Beiträge von Aintzane

    "Da stimme ich mit dir überein. Absolut.", meinte Aintzane und stich sich eine Haarsträhne aus dem Gesicht.
    "Christen? Man sagt, sie wären schädluich für das römsiche Reich. Deshalb können sie gar nicht so schlecht sein.", lächelte Aintzane.
    "Agressive Stimmung? Das heißt, du bist entweder ein Christ, der von den Römern bedroht wurde, oder ein Christenhasser, der von den Christen bedroht wurde. Welches von beidem stimmt nun?"

    "Nun, wenn du das sagst, kann ich auch genau so gut sagen, die Pyrenäen, meine Heimat, wären der schönste Platz der Welt. Doch stimmt das? Das weiß keiner. Aber ich glaube zu wissen, dass dies für mich der schönste Ort der Welt ist. Es gibt hohe Berge, klare Gebirgswässer, Schnee und Wüste, Weiden, Moore und Almen. Vielleicht ist es nicht schöner wie Korinth... nur anders." Den letzten Satz sagte sie auf Griechisch, das lateinische Äquivalent wollte ihr partout nicht einfallen.

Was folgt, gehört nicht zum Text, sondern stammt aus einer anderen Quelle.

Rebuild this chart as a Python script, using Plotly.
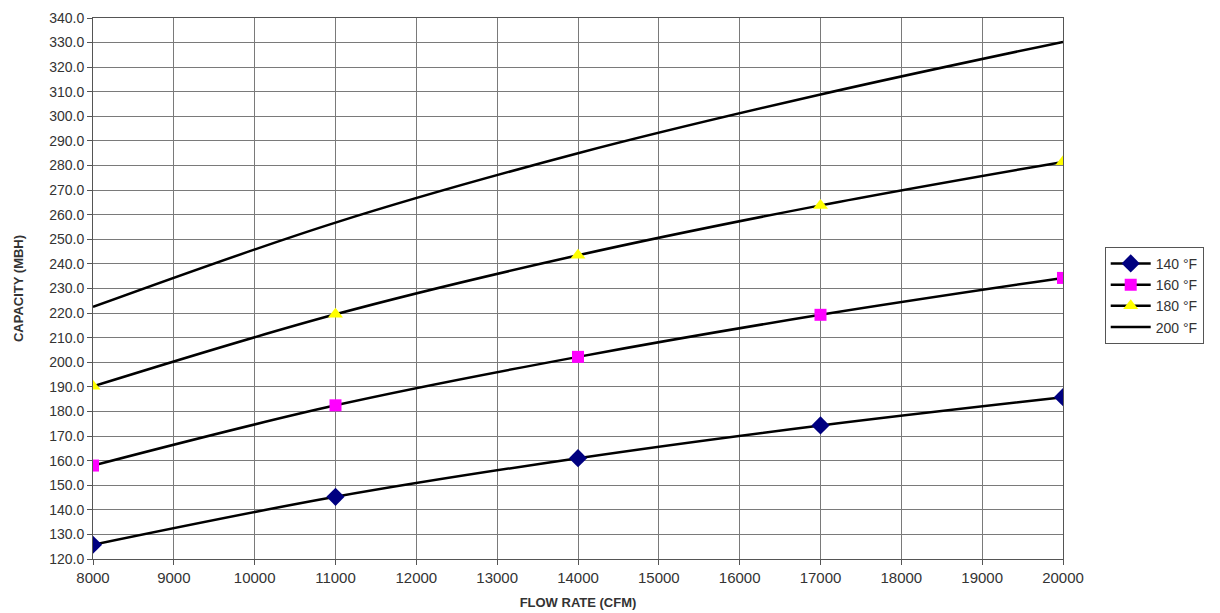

    Sie schmunzelte, als sie seine stolzen Worte hörte. "Ist deine Meinung von den Römern im Allgemeinen so? Auch ich habe schon viele ignorante, unwissende Leute getroffen. Und nicht alle von denen waren Römer." Dann machte sie eine Pause und lächelte in sich hinein. "Aber schon die meisten."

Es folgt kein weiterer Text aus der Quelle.